The reclaiming of the rest of the garden was just as tricky. "At first, I did quite a lot of visiting Italian and Renaissance gardens," says Sir Nicholas. "Then I contacted the garden designer Sir Geoffrey Jellicoe, and he replied that the great thing about Owlpen is that its so un-Italian – it's got this great medieval sense of organic growth.
"Then again, we've read in books that we have this wonderful Arts and Crafts garden designed by Norman Jewson. In fact, he didn't do any gardening at all; it's our garden.
"Jewson bought the house in 1925 as a labour of love and kept it for a year, in which time he repaired it after 100 years of dereliction. But he had no time for the garden.
"Happily, we got to know him in his old age, when we first came here. The house was sold for the first time in 1,000 years when he bought it, he sold it at a loss a year later and it's had three owners since then."
It's a house that dates from 1450-1616, with a magnificent Tudor great hall, a Jacobean parlour wing dated 1616 and an elegant early Georgian little parlour, remodelled in 1719 among its finest features. The great chamber contains unique painted cloth wall-hangings dating from about 1700, about which Sir Nicholas plans to write a book aimed at arts professionals. He has also written a family history, with another in the pipeline, as well as the Country Houses of the Cotswolds book reviewed here.
Oh yes, and the ghost. There's got to be one of those, hasn't there? At Owlpen it's Queen Margaret of Anjou, the wife of Henry VI, who stayed here in early May 1471 on her way to disaster at the Battle of Tewkesbury. She is said to keep returning to the house where she spent her last happy night before her defeat, exile and widowhood.

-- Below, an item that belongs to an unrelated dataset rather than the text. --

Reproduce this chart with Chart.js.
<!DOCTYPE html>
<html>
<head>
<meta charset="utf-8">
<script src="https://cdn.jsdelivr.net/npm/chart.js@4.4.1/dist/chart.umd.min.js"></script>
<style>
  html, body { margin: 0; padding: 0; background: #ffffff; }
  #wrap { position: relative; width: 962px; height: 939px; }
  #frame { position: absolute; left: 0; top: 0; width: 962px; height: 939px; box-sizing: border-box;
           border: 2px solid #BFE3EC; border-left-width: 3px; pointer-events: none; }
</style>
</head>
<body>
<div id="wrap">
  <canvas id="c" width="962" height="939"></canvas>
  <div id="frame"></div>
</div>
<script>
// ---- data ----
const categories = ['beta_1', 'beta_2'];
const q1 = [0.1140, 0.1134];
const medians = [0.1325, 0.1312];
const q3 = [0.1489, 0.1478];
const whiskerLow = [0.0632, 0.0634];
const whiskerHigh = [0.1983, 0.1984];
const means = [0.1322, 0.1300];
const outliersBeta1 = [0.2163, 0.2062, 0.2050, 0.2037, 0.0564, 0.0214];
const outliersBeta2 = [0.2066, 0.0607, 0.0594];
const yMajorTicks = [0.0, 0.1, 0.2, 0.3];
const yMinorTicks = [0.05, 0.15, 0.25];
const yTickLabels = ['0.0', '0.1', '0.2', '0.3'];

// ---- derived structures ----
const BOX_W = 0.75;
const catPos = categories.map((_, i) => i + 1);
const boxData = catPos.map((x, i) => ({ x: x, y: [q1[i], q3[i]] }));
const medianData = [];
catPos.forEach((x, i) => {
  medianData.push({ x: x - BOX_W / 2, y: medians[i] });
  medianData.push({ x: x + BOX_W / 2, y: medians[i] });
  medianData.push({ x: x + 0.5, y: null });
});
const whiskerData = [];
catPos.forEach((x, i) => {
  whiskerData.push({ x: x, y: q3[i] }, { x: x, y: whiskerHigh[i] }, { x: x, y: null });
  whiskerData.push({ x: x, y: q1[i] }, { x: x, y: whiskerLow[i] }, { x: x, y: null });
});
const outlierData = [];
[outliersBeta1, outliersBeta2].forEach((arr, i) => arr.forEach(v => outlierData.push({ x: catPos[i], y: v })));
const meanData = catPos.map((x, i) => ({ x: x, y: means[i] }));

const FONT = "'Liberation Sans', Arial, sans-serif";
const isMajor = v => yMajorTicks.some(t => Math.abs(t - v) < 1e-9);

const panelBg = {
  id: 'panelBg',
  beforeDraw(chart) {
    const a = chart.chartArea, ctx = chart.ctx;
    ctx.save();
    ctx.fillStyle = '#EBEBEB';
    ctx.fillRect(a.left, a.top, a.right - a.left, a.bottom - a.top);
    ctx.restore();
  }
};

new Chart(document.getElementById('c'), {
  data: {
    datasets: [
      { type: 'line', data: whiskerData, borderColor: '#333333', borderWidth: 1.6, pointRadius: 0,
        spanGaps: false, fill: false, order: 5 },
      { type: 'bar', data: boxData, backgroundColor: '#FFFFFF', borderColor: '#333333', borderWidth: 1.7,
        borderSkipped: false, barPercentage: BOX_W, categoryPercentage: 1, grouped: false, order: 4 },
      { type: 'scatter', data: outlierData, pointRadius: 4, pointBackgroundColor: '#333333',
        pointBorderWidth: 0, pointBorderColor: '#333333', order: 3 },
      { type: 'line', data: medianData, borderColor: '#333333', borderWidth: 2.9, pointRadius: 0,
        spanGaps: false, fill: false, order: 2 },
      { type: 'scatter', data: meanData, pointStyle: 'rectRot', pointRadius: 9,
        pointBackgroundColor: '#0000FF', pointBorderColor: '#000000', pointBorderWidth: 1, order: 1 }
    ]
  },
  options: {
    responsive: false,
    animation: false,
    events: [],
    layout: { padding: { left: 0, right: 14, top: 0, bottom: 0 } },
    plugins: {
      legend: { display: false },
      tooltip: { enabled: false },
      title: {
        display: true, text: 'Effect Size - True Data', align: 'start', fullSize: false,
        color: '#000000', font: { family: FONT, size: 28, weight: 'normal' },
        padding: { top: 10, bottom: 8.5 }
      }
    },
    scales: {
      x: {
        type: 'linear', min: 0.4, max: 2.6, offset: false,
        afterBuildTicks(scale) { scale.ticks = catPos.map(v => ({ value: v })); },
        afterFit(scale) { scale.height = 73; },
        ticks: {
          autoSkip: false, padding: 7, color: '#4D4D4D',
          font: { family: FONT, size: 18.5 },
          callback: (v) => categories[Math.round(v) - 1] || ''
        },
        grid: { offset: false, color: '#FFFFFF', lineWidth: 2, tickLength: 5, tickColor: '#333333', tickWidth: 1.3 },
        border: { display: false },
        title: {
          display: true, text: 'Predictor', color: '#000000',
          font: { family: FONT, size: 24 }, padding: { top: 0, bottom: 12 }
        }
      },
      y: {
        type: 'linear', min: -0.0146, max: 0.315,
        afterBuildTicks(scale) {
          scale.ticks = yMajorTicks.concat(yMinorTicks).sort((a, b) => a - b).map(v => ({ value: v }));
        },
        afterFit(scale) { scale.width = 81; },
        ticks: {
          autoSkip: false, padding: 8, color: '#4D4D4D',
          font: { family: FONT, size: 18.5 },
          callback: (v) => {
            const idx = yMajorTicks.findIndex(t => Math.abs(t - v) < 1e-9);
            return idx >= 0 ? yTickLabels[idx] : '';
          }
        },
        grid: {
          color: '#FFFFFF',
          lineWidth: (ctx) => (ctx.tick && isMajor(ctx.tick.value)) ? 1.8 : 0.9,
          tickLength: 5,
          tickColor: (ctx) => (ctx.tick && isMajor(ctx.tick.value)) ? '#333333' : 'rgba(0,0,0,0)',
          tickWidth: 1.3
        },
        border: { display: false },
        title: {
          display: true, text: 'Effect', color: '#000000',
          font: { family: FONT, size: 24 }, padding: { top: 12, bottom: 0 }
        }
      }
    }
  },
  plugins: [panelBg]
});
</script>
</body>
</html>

Sir Nicholas has never had the pleasure of meeting her, but reckons some people pick up the vibes. "A film crew turned up from the television programme Most Haunted," he muses. "The presenter was a great actor..."
Owlpen Manor, near Uley, is open until September 30, on Tuesdays, Thursdays and Sundays but not Bank Holiday Mondays. The restaurant and gardens are open from noon to 5pm and the house from 2pm to 5pm, last admission 4.30pm. Admission is £5.75, children aged four to 14 £2.75, family £15.50; entry to the gardens and grounds only is £3.75, children £1.75.
Country Houses
Sir Nicholas Mander spoke to scores of friends and fellow country house owners to compile Country Houses of the Cotswolds (Aurum Press, £25). He also drew upon some 200 photographs published in Country Life over the past century – a unique repository of architectural history.

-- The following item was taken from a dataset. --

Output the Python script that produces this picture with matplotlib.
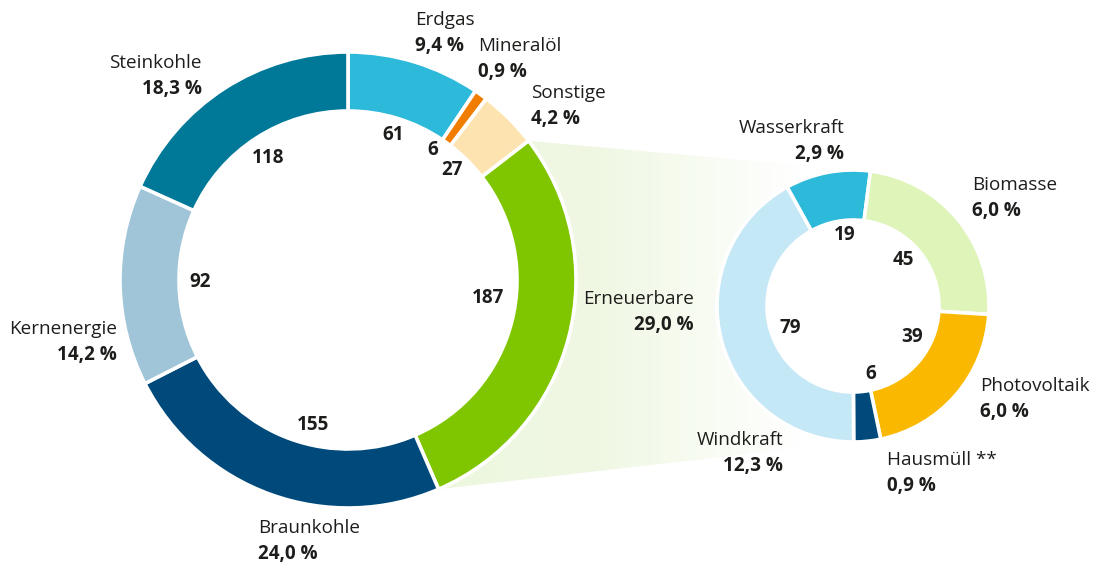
import numpy as np
import matplotlib
matplotlib.use("Agg")
import matplotlib.pyplot as plt
from matplotlib.colors import LinearSegmentedColormap
from matplotlib.patches import Polygon, Circle

W, H = 1094, 568
FONT = ["Open Sans", "Lato", "DejaVu Sans"]
TEXT = "#1d1d1b"
FS = 13.6

# main mix (TWh)
main_names = ["Erdgas", "Mineralöl", "Sonstige", "Erneuerbare",
              "Braunkohle", "Kernenergie", "Steinkohle"]
main_values = [61, 6, 27, 187, 155, 92, 118]
main_shares = ["9,4 %", "0,9 %", "4,2 %", "29,0 %", "24,0 %", "14,2 %", "18,3 %"]
main_colors = ["#2cb9da", "#f07d00", "#fde3b0", "#80c600",
               "#004a7b", "#a0c5d8", "#007898"]

# renewables breakdown (TWh)
ren_names = ["Wasserkraft", "Biomasse", "Photovoltaik", "Hausmüll **", "Windkraft"]
ren_values = [19, 45, 39, 6, 79]
ren_shares = ["2,9 %", "6,0 %", "6,0 %", "0,9 %", "12,3 %"]
ren_colors = ["#2cb9da", "#def4b8", "#fab900", "#004a7b", "#c5e8f6"]

# layout in pixel coordinates (origin top-left)
BIG_C, BIG_R, BIG_W = (348, 280), 228, 59
SMALL_C, SMALL_R, SMALL_W = (853, 306), 136, 50

main_name_pos = [(415, 20, "left"), (478, 46, "left"), (531, 93, "left"),
                 (694, 299, "right"), (258, 528, "left"), (117, 329, "right"),
                 (202, 63, "right")]
main_value_pos = [(393, 135), (433, 150), (452, 170), (488, 298),
                  (313, 425), (200, 282), (268, 158)]
ren_name_pos = [(844, 128, "right"), (972, 185, "left"), (980, 386, "left"),
                (887, 460, "left"), (783, 440, "right")]
ren_value_pos = [(845, 235), (903, 260), (912, 337), (871, 374), (790, 328)]


def px(x, y):
    return x, H - y


fig = plt.figure(figsize=(W / 100, H / 100), dpi=100)
ax = fig.add_axes([0, 0, 1, 1])

wedges_big, _ = ax.pie(main_values, colors=main_colors, center=px(*BIG_C),
                       radius=BIG_R, startangle=90, counterclock=False,
                       wedgeprops=dict(width=BIG_W, edgecolor="white", linewidth=2.6),
                       frame=True)
ax.pie(ren_values, colors=ren_colors, center=px(*SMALL_C), radius=SMALL_R,
       startangle=119, counterclock=False,
       wedgeprops=dict(width=SMALL_W, edgecolor="white", linewidth=2.6),
       frame=True)

# shaded link between the Erneuerbare segment and the breakdown donut
w = wedges_big[main_names.index("Erneuerbare")]
cx, cy = w.center
t1, t2 = np.deg2rad(w.theta1), np.deg2rad(w.theta2)
p_end = (cx + w.r * np.cos(t1), cy + w.r * np.sin(t1))
p_start = (cx + w.r * np.cos(t2), cy + w.r * np.sin(t2))
sx, sy = px(*SMALL_C)
link = Polygon([p_start, (sx, sy + SMALL_R), (sx, sy - SMALL_R), p_end],
               closed=True, facecolor="none", edgecolor="none")
ax.add_patch(link)
cmap = LinearSegmentedColormap.from_list(
    "link", [(0, "#edf7df"), (0.45, "#f0f8e4"), (1, "#ffffff")])
grad = np.linspace(0, 1, 256).reshape(1, -1)
img = ax.imshow(grad, cmap=cmap, extent=(440, 800, 0, H), aspect="auto",
                zorder=0, interpolation="bilinear")
img.set_clip_path(link)

# keep the donut holes white
ax.add_patch(Circle(px(*BIG_C), BIG_R - BIG_W, facecolor="white", edgecolor="none", zorder=0.5))
ax.add_patch(Circle(px(*SMALL_C), SMALL_R - SMALL_W, facecolor="white", edgecolor="none", zorder=0.5))

for name, share, (x, y, ha) in zip(main_names + ren_names,
                                   main_shares + ren_shares,
                                   main_name_pos + ren_name_pos):
    ax.text(*px(x, y), name, ha=ha, va="center", fontsize=FS,
            family=FONT, color=TEXT)
    ax.text(*px(x, y + 26), share, ha=ha, va="center", fontsize=FS,
            family=FONT, color=TEXT, fontweight="bold")

for val, (x, y) in zip(main_values + ren_values, main_value_pos + ren_value_pos):
    ax.text(*px(x, y), str(val), ha="center", va="center", fontsize=FS,
            family=FONT, color=TEXT, fontweight="bold")

ax.set_xlim(0, W)
ax.set_ylim(0, H)
ax.set_aspect("equal")
ax.axis("off")

fig.savefig("out.png", dpi=100)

The result is a splendid coffee-table book in which more than 30 houses, grouped by period and style, reveal the historical and architectural importance of the Cotswolds.
They range from sublime castles such as Sudeley to early manor houses, among them Owlpen Manor, Daneway House and Snowshill Manor, and then there are the important Jacobean manors, including Stanway and Chastleton.
The second part of the book focuses on the great classical country houses and noblemen's palaces of the 18th century, notably Badminton House and Dyrham Park. And the third section surveys the 20th century and beyond, not least such Arts and Crafts showpieces as Ernest Barnsley's Rodmarton Manor and William Morris's Kelmscott.
What all these houses have in common is an ambience and presence that make them unforgettable to all who know them.